Ben and I were just talking about this last weekend – we're both still in awe of this album, the performances and the songs. It's kind of ridiculous how fast we're playing "Jesus Christ Pose" or "Ty Cobb" – it's much faster than the studio version. And there are some crazy fills in there from Ben, Matt and me. Guitar solo things, weird bass runs and drum stuff. I think everyone was listening to the recordings and were surprised by individual performances, flourishes, and collective performances.

There is also a bonus disc of tracks if the album is purchased through the Soundgarden site, or as downloadable content through iTunes, right?

Tentatively, we're calling it Before the Doors, because it's during soundcheck, before the doors were opened. We'd run through some songs and record them – both as a test of the recording equipment, but also for us to run through some songs that we may or may not want to include in our set. What's unusual about them is that they sound live, but there's no audience present.
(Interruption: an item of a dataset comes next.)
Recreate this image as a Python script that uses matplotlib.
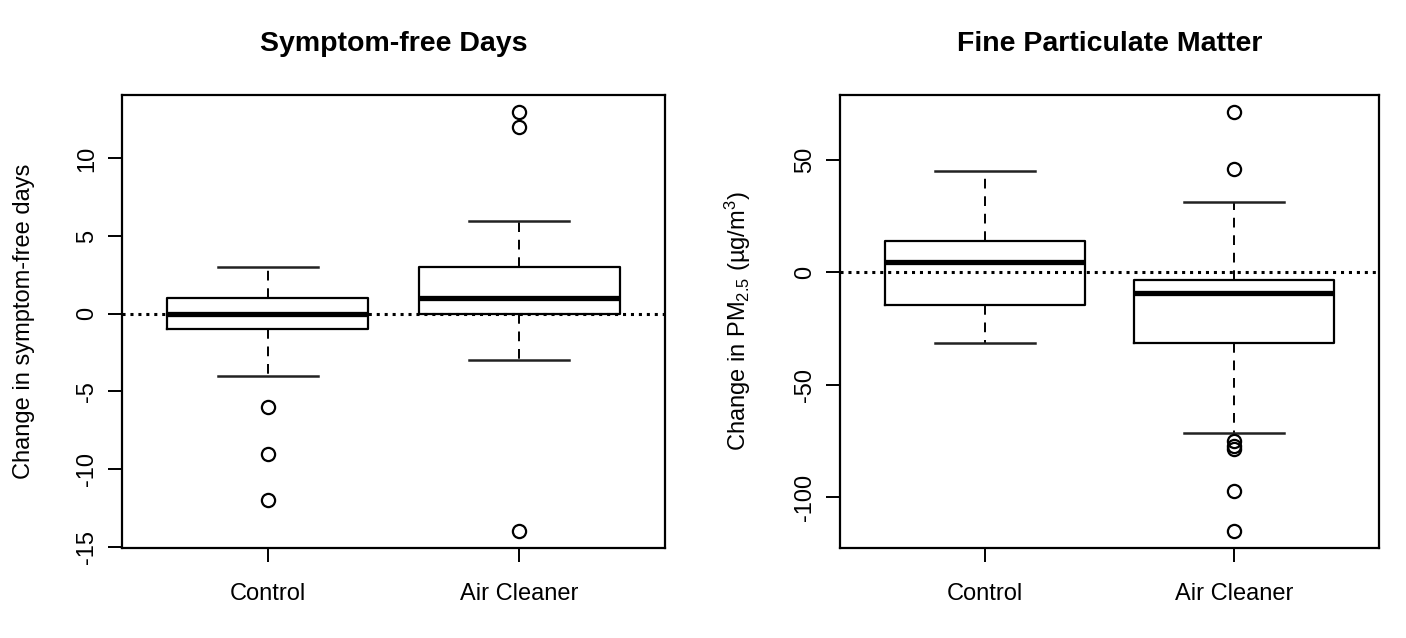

These amazing performances played to an empty arena, but you get the ambience and sound of the arena, and you get the reverb and echo that is emanating from the stage. It's a pretty trippy thing, it's like we're playing alone in a canyon or a cathedral.

Is there any talk of Soundgarden doing a full tour soon, as opposed to just one-off dates?

I think we're definitely interested in playing live again. It would be more satisfying if we were to get that momentum rolling. It's never ultimately satisfying to play a one-off show here and there, because you don't have the subsequent nights to redeem yourself if there is something that you feel went unsaid or something you feel went unexpressed or something you could do better. And the cool thing about being on a tour is there is always the next night. You have great nights, you have nights that aren't so great. And when you're on tour, you can build on that momentum.

Any chance of a full summer tour?

I think Matt's got some Pearl Jam commitments coming up, but we're always talking about stuff. There's always ideas. I don't mean to be vague, but we're always talking to each other and jamming with each other, and I think it's probably likely that we'll be playing live. And I think we would be happier to do that in tour form than just to do it as one-offs. If nothing's on paper or in stone, I wouldn't want to disappoint people – other than we want to do that and we're definitely talking about that.